Biasanya saudara perempuan dari Bapak si gadis yang dipanggil Atteh akan membawa berbagai macam jenis-jenis barang, makanan dan buah-buahan yang diletakkan dalam talam yang berisi sari, perlengkapan kosmetika untuk si gadis dan hadiah yang lazim diberikan adalah berupa emas (cincin atau kalung). Mereka akan merasa bangga bila seorang Atteh mampu memberikan hadiah tersebut.
Inti dari upacara ini merupakan suatu tradisi atau kebiasaan yang dilakukan etnik Tamil untuk memohon kekuatan atau restu atau perlindungan untuk menjauhkan si gadis dari pengaruh-pengaruh buruk.
Tata Cara Perkawinan Etnik Tamil
Kata perkawinan dalam bahasa Tamil disebut Thirumanam.
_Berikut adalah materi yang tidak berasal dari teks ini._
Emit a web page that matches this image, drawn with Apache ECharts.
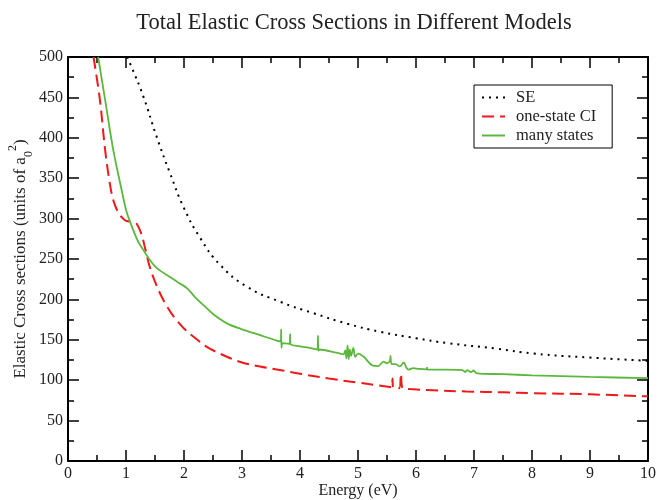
<!DOCTYPE html>
<html>
<head>
<meta charset="utf-8">
<script src="https://cdn.jsdelivr.net/npm/echarts@6/dist/echarts.min.js"></script>
<style>html,body{margin:0;padding:0;background:#fff;}#c{width:658px;height:500px;}</style>
</head>
<body>
<div id="c"></div>
<script>
var chartTitle = 'Total Elastic Cross Sections in Different Models';
var seriesNames = ['SE', 'one-state CI', 'many states'];
var xTicks = [0,1,2,3,4,5,6,7,8,9,10];
var yTicks = [0,50,100,150,200,250,300,350,400,450,500];

var seData = [[1.02,500],[1.1,487],[1.3,451],[1.53,401],[1.76,356],[2.0,313],[2.28,276],[2.62,243],[3.08,216],[3.66,197],[4.23,183],[4.81,170],[5.38,160],[6.0,152],[6.53,146],[7.39,139],[8.02,133],[9.0,128],[10,124]];

var ciData = [[0.44,500],[0.55,447],[0.64,385],[0.72,344],[0.78,323],[0.87,307],[0.95,300],[1.01,297],[1.13,296],[1.19,293],[1.27,280],[1.33,263],[1.41,240],[1.5,222],[1.59,207],[1.7,192],[1.82,179],[2.0,164],[2.16,154],[2.4,141],[2.74,129],[3.0,122],[3.31,117],[3.7,112],[4.0,108],[4.5,102],[5.0,97],[5.3,94],[5.55,91.5],[5.585,91],[5.595,102],[5.605,91],[5.71,90],[5.74,108],[5.77,90],[5.9,89],[6.3,87.5],[6.87,86],[7.5,85],[8.0,84],[9.0,82.5],[10,80]];

var manyData = [[0.52,500],[0.64,447],[0.78,385],[0.92,337],[1.0,311],[1.07,296],[1.2,273],[1.3,261],[1.4,250],[1.5,241],[1.6,235],[1.75,228],[1.9,221],[2.05,214],[2.2,202],[2.35,192],[2.5,182],[2.75,170],[3.0,163],[3.3,156],[3.6,149],[3.67,148],[3.675,163],[3.68,140],[3.70,146],[3.82,145],[3.83,157],[3.835,145],[4.0,142],[4.2,139.5],[4.30,138],[4.31,155],[4.315,136.5],[4.33,138],[4.63,134],[4.75,132],[4.78,137],[4.80,127],[4.82,143],[4.84,126],[4.86,138],[4.88,130],[4.92,140],[4.95,129],[5.0,133],[5.1,129],[5.2,121],[5.26,118],[5.35,117.5],[5.44,123],[5.5,121],[5.55,124],[5.56,130],[5.58,120],[5.65,120],[5.72,117],[5.79,122],[5.83,116],[5.87,113],[5.95,115],[6.05,114],[6.18,113.5],[6.19,115.5],[6.2,113],[6.5,113],[6.8,112.5],[6.85,110],[6.88,112.5],[6.95,110],[6.99,112],[7.05,108.5],[7.5,107.5],[8.0,106],[9.0,104],[10,102.5]];

var serif = '"Liberation Serif", "DejaVu Serif", serif';
var chart = echarts.init(document.getElementById('c'));

function tickAxis(base) {
  return Object.assign({
    type: 'value',
    nameMoveOverlap: false,
    axisLine: { show: true, onZero: false, lineStyle: { color: '#000', width: 2 } },
    axisTick: { show: true, inside: true, length: 11, lineStyle: { color: '#000', width: 1.5 } },
    minorTick: { show: true, splitNumber: 2, length: 6, lineStyle: { color: '#000', width: 1.5 } },
    splitLine: { show: false },
    minorSplitLine: { show: false }
  }, base);
}

chart.setOption({
  animation: false,
  backgroundColor: '#fff',
  title: {
    text: chartTitle,
    left: 349, top: 7, textAlign: 'center',
    textStyle: { fontFamily: serif, fontSize: 22.5, fontWeight: 'normal', color: '#222' }
  },
  grid: { left: 68, right: 10, top: 57, bottom: 39, containLabel: false, outerBoundsMode: 'none' },
  legend: {
    left: 474, top: 85, orient: 'vertical',
    borderColor: '#000', borderWidth: 1, borderRadius: 0,
    padding: [4, 16, 4, 7],
    itemWidth: 23, itemHeight: 14, itemGap: 2,
    itemStyle: { opacity: 0 },
    textStyle: { fontFamily: serif, fontSize: 16.5, lineHeight: 15, color: '#222', padding: [0, 0, 0, 6] },
    data: seriesNames
  },
  xAxis: [
    tickAxis({
      min: 0, max: 10, interval: 1, position: 'bottom',
      name: 'Energy (eV)', nameLocation: 'middle', nameGap: 22,
      nameTextStyle: { fontFamily: serif, fontSize: 16, color: '#222' },
      axisLabel: { margin: 5, fontFamily: serif, fontSize: 16, color: '#222',
        formatter: function (v) { return xTicks.indexOf(v) >= 0 ? String(v) : ''; } }
    }),
    tickAxis({ min: 0, max: 10, interval: 1, position: 'top', axisLabel: { show: false } })
  ],
  yAxis: [
    tickAxis({
      min: 0, max: 500, interval: 50, position: 'left',
      name: 'Elastic Cross sections (units of a{sub|0}{sup|2})', nameLocation: 'middle', nameGap: 33,
      nameTextStyle: { fontFamily: serif, fontSize: 17, color: '#222', lineHeight: 28,
        rich: {
          sub: { fontFamily: serif, fontSize: 12, color: '#222', verticalAlign: 'bottom', lineHeight: 28 },
          sup: { fontFamily: serif, fontSize: 12, color: '#222', verticalAlign: 'top', lineHeight: 28 }
        } },
      axisLabel: { margin: 5, fontFamily: serif, fontSize: 16, color: '#222',
        formatter: function (v) { return yTicks.indexOf(v) >= 0 ? String(v) : ''; } }
    }),
    tickAxis({ min: 0, max: 500, interval: 50, position: 'right', axisLabel: { show: false } })
  ],
  series: [
    { name: seriesNames[0], type: 'line', data: seData, symbol: 'none', smooth: 0.5, clip: true,
      lineStyle: { color: '#000', width: 2, type: [2, 5] }, itemStyle: { color: '#000' } },
    { name: seriesNames[1], type: 'line', data: ciData, symbol: 'none', smooth: 0.35, clip: true,
      lineStyle: { color: '#f01818', width: 2, type: [12, 6] }, itemStyle: { color: '#f01818' } },
    { name: seriesNames[2], type: 'line', data: manyData, symbol: 'none', smooth: 0.3, clip: true,
      lineStyle: { color: '#5cb83c', width: 1.8 }, itemStyle: { color: '#5cb83c' } }
  ]
});
</script>
</body>
</html>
Terdiri dari dua kata “thiru” dan “manam”. Kata Thiru berarti tentang, berasal dari atau berhubungan dengan Tuhan, sedangkan kata Manam berarti menyatukan. Jadi kata Thirumanam dalam agama Hindu adalah penyatuan kedua jenis manusia atau kehendak Tuhan Yang Maha Esa.
Pelaksanaan perkawinan terdiri dari :
  1. Upacara Melamar (Niscchayam)
  2. Upacara Tunangan (Parisam)
  3. Upacara Perkawinan (Thirumanam)
  • UPACARA MELAMAR (NISCCHAYAM)
Sebelum upacara melamar, wakil dari laki-laki akan mendatangi pihak perempuan untuk menanyakan apakah bersedia memberikan anak gadisnya untuk dijadikan menantu. Apabila pihak perempuan setuju maka pihak laki-laki akan datang ketempat pihak perempuan untuk membicarakan masalah-masalah selanjutnya, seperti kapan pelaksanaan upacara akan diadakan dan lain-lain.

Upacara melamar akan diadakan ditempat perempuan, selanjutnya akan dibicarakan pula tahap kedua akan dilangsungkan yaitu: Parisam, jangka waktu antara melamar dan upacara tunangan biasanya antara 3-6 bulan. Tenggang waktu ini sengaja diberikan untuk persiapan upacara selanjutnya, sekaligus memberikan kesempatan kepada pihak wanita untuk berpikir apakah si laki-laki cocok untuk anak gadis mereka. Jadi, walaupun Niscchayam sudah dilangsungkan.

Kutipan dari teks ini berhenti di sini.